DIRECTIONS FOR THIS TASK:
Of all the lines in the material, how many contain the word "React"? State the number alone.

RECORD EXTRACTS:
····················
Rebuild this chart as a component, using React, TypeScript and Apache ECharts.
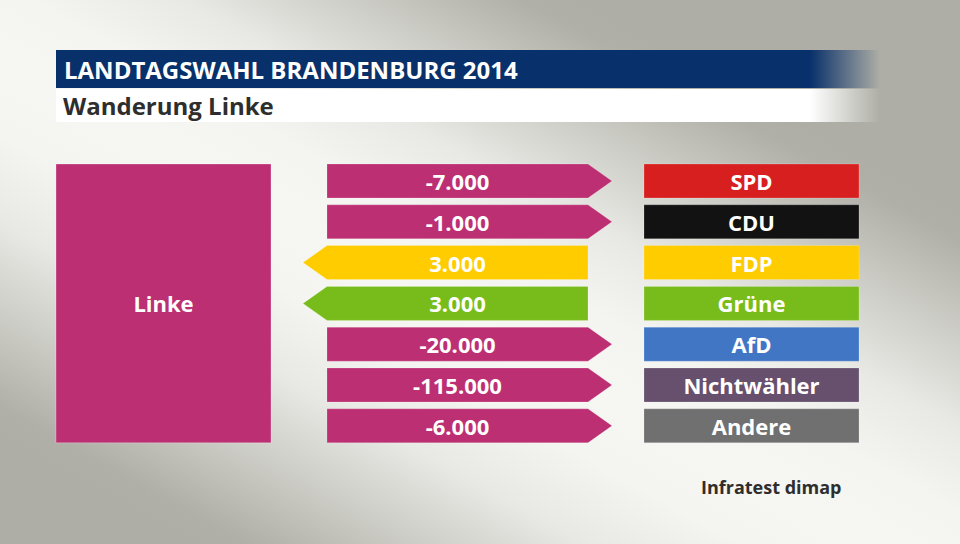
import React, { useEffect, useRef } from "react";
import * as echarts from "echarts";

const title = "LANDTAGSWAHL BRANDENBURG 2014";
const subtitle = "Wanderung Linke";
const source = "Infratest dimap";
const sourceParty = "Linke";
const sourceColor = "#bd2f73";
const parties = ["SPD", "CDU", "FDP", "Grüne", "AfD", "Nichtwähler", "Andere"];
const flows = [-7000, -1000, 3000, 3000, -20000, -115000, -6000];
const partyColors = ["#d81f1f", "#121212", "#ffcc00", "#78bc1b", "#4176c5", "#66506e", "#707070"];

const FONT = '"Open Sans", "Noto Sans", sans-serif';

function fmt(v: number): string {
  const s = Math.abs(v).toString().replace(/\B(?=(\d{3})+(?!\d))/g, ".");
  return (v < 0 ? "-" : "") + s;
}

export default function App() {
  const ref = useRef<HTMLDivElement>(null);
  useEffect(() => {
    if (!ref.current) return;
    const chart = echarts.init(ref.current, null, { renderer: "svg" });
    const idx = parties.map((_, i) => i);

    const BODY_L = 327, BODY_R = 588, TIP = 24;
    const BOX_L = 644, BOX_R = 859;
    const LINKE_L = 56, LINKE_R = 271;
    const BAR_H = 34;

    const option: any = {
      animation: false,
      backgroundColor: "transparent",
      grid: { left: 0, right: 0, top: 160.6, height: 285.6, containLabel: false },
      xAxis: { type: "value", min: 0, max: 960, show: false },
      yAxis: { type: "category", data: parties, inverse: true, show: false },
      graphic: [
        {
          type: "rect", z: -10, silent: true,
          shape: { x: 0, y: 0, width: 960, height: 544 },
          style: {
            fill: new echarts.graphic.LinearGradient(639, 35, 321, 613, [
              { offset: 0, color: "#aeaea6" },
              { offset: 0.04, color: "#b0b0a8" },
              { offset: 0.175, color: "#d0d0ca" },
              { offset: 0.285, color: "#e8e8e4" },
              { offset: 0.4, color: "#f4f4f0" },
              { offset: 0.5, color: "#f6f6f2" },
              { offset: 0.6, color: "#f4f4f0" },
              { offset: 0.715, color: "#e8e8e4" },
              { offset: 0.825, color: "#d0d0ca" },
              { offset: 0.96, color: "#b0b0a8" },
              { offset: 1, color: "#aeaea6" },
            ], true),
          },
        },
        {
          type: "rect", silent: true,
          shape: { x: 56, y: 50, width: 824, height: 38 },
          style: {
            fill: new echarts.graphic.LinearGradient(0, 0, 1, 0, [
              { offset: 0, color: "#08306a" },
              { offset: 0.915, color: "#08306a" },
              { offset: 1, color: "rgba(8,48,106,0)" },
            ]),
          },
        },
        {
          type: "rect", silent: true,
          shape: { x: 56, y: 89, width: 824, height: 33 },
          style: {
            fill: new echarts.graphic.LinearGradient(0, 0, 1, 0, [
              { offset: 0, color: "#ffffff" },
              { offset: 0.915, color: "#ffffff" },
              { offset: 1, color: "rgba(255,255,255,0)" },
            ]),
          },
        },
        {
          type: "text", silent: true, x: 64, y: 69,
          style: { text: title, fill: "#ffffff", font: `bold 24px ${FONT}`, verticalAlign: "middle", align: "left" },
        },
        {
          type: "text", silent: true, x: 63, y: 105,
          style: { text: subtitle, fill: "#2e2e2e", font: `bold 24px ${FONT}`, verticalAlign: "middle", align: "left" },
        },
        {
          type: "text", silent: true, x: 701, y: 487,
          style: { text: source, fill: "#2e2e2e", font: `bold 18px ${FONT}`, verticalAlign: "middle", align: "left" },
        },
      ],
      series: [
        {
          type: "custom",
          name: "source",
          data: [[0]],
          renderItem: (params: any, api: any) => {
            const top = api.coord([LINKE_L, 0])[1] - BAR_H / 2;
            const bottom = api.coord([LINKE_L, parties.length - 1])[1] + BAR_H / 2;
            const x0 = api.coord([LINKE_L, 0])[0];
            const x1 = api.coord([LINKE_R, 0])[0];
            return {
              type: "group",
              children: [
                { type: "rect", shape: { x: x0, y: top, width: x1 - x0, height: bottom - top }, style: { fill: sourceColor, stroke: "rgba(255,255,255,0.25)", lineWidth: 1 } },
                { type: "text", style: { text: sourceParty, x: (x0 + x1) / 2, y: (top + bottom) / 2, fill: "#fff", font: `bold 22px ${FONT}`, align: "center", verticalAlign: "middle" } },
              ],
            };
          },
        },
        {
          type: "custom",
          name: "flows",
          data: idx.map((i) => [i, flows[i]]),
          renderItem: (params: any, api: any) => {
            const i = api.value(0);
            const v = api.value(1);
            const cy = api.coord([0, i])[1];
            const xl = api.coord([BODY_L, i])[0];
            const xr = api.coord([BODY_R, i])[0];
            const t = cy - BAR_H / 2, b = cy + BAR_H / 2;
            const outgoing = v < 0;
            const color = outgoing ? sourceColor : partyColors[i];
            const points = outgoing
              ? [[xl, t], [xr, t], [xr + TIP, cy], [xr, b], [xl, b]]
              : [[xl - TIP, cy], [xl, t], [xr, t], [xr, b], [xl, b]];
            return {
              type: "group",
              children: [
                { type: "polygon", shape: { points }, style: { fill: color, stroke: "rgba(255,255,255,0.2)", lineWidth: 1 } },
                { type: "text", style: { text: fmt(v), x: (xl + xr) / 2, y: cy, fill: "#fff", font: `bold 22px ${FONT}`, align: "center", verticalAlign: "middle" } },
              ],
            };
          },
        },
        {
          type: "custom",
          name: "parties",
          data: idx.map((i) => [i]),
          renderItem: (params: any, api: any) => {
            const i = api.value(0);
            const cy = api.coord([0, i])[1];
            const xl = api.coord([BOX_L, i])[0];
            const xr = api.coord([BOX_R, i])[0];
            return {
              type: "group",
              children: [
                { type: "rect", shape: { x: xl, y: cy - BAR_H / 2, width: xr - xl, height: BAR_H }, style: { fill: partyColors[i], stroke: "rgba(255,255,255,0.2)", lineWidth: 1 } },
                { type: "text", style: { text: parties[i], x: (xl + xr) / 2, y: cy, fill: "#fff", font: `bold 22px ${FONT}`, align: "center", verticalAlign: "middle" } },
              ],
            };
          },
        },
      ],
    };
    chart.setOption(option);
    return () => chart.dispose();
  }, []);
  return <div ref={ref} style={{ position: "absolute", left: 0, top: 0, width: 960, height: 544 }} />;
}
····················
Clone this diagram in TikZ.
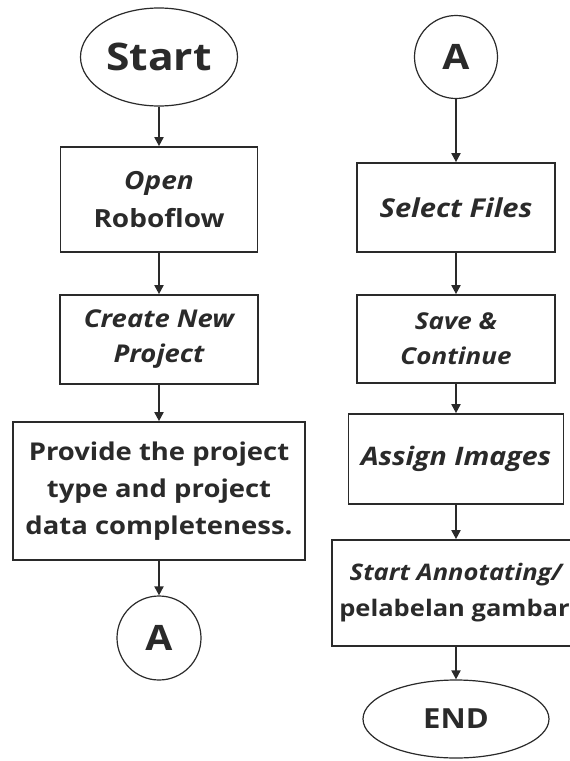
····················
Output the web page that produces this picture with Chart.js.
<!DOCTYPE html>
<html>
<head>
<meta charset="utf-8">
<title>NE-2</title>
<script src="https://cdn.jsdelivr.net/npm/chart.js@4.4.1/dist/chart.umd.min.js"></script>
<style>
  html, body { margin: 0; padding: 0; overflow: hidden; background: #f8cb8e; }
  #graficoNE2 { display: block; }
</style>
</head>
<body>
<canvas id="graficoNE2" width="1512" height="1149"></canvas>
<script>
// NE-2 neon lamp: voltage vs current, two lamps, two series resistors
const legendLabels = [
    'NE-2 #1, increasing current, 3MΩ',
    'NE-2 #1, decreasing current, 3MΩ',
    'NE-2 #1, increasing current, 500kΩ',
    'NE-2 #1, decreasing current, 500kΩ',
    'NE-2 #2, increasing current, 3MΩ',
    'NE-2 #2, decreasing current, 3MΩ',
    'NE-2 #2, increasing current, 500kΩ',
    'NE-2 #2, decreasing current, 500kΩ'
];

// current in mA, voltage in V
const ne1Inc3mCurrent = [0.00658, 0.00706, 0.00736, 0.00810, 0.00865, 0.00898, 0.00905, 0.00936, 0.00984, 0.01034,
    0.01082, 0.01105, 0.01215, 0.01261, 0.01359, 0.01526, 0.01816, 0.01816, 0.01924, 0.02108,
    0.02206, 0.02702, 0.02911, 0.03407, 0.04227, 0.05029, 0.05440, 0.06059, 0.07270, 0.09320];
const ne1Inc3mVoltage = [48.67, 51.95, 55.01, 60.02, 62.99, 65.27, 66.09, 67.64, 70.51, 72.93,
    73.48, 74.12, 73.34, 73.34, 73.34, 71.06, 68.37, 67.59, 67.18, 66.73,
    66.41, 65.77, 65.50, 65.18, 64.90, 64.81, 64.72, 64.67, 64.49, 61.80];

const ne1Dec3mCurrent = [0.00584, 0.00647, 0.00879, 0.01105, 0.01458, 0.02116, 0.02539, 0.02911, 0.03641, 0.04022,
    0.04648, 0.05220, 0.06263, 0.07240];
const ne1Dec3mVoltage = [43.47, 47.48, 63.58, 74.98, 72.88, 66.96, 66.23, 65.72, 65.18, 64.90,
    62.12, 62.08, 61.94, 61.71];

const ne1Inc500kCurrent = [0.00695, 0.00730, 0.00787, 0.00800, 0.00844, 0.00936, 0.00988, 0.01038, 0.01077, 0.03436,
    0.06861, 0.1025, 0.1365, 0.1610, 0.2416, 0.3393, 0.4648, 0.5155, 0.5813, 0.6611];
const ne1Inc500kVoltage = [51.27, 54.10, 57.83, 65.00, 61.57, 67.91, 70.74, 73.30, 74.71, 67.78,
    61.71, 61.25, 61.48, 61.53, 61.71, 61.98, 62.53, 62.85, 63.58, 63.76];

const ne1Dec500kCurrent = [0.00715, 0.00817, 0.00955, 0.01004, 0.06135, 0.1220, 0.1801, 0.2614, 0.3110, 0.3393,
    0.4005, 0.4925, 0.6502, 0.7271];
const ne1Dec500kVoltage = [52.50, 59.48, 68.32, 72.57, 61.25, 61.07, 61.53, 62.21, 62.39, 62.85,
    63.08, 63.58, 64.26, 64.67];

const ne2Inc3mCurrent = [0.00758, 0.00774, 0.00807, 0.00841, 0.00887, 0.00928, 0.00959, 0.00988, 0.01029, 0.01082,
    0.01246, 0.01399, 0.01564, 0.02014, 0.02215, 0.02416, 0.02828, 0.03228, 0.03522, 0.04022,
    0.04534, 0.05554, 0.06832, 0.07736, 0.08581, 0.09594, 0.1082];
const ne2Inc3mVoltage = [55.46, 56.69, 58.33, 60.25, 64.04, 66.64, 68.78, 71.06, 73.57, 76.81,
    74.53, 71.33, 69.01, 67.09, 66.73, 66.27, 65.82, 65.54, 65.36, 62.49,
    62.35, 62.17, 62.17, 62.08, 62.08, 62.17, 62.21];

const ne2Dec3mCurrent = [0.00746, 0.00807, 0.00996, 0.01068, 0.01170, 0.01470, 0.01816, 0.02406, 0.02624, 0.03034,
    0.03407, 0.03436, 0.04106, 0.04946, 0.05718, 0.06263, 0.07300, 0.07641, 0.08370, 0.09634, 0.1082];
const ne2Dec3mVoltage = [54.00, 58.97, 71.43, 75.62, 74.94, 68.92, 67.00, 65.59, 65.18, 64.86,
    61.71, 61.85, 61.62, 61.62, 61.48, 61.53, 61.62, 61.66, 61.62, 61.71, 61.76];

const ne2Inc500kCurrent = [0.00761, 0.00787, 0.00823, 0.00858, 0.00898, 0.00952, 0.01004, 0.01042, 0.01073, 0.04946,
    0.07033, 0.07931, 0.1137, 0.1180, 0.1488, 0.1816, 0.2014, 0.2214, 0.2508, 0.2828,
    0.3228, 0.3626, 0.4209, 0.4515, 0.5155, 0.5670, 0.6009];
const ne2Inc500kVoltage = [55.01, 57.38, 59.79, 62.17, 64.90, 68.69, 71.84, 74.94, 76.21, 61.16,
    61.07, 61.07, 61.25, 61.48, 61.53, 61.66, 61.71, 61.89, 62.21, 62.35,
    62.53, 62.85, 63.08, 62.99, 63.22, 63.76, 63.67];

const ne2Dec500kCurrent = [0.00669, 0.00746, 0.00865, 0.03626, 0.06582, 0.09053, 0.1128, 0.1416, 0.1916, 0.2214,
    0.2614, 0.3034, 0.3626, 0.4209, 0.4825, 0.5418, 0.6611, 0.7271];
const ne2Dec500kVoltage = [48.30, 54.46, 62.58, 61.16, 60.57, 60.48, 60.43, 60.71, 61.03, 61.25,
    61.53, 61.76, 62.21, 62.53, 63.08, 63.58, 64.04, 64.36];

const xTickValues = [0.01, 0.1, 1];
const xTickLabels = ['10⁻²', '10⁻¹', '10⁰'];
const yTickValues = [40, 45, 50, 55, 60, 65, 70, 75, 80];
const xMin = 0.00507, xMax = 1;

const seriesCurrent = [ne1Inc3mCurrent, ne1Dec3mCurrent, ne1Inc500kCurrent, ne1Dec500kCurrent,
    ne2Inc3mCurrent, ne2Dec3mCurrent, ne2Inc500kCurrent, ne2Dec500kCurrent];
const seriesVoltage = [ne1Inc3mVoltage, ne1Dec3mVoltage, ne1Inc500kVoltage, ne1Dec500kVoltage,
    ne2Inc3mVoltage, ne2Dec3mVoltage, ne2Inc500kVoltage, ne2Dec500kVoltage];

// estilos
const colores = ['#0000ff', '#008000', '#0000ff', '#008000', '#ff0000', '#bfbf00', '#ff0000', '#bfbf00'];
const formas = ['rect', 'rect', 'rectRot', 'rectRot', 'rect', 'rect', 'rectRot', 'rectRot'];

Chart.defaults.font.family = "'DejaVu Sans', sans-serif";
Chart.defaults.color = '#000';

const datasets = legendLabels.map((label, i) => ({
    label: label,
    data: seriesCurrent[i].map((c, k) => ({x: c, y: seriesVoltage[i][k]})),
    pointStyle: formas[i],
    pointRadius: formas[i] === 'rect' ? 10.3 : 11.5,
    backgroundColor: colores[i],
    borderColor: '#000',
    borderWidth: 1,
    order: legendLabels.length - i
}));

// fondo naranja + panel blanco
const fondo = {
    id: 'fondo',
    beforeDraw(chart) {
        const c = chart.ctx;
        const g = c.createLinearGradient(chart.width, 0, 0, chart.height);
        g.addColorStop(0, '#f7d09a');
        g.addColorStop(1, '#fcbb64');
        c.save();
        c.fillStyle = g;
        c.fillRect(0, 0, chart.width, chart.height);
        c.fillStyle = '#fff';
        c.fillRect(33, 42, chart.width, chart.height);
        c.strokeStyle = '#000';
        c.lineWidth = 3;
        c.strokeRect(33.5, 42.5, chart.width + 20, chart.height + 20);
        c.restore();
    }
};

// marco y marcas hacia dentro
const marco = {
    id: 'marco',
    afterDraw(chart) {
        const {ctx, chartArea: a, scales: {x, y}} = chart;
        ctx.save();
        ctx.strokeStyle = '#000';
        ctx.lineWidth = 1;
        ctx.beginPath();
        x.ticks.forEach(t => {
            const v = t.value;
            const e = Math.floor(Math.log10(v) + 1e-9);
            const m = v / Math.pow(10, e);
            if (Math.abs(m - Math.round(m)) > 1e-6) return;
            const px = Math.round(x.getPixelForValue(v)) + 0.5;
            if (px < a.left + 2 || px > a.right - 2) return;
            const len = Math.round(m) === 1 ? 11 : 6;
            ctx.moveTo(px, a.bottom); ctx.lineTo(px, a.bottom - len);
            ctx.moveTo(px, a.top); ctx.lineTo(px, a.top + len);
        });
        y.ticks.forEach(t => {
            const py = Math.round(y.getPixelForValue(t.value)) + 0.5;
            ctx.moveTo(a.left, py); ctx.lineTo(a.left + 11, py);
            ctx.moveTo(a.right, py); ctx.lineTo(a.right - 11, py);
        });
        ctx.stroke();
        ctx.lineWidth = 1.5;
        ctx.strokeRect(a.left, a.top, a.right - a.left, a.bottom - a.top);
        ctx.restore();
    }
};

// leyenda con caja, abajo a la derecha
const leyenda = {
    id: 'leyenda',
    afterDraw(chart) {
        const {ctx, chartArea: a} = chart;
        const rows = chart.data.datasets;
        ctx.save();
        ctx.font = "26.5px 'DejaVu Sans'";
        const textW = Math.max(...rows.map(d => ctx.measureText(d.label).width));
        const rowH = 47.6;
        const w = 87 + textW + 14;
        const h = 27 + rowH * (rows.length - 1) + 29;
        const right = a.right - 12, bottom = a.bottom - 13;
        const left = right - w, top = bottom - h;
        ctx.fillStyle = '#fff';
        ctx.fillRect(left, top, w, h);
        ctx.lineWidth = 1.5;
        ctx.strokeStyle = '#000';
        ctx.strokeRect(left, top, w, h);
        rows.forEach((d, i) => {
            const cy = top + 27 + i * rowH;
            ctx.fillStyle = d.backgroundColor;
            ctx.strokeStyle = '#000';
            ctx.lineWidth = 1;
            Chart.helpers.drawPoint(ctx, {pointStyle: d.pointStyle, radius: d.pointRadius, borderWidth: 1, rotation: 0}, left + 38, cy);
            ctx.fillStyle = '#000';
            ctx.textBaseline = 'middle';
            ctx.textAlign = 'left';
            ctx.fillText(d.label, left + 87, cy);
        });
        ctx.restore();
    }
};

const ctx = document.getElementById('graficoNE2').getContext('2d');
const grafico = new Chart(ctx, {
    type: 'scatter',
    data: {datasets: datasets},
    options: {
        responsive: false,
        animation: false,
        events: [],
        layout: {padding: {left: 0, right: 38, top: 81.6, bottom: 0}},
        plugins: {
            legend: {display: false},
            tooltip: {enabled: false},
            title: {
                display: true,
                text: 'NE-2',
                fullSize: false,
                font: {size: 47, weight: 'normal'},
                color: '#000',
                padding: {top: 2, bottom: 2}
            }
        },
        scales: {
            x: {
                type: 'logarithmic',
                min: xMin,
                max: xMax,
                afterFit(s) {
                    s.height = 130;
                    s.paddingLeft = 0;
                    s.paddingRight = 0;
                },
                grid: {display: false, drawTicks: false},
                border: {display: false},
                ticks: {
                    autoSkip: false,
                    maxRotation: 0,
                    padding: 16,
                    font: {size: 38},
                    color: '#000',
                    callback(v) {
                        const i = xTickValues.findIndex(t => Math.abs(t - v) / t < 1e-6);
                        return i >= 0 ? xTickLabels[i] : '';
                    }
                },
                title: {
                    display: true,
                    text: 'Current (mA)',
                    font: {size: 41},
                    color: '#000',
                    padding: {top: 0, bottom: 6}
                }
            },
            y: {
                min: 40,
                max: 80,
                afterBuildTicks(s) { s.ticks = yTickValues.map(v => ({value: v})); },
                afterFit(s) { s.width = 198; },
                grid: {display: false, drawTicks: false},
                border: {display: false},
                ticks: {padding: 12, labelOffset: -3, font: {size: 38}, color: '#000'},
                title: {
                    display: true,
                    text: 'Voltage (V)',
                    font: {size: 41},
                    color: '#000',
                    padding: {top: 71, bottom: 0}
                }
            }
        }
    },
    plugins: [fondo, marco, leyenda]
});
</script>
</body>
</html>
····················
RESPONSE TO THIS EXERCISE:
2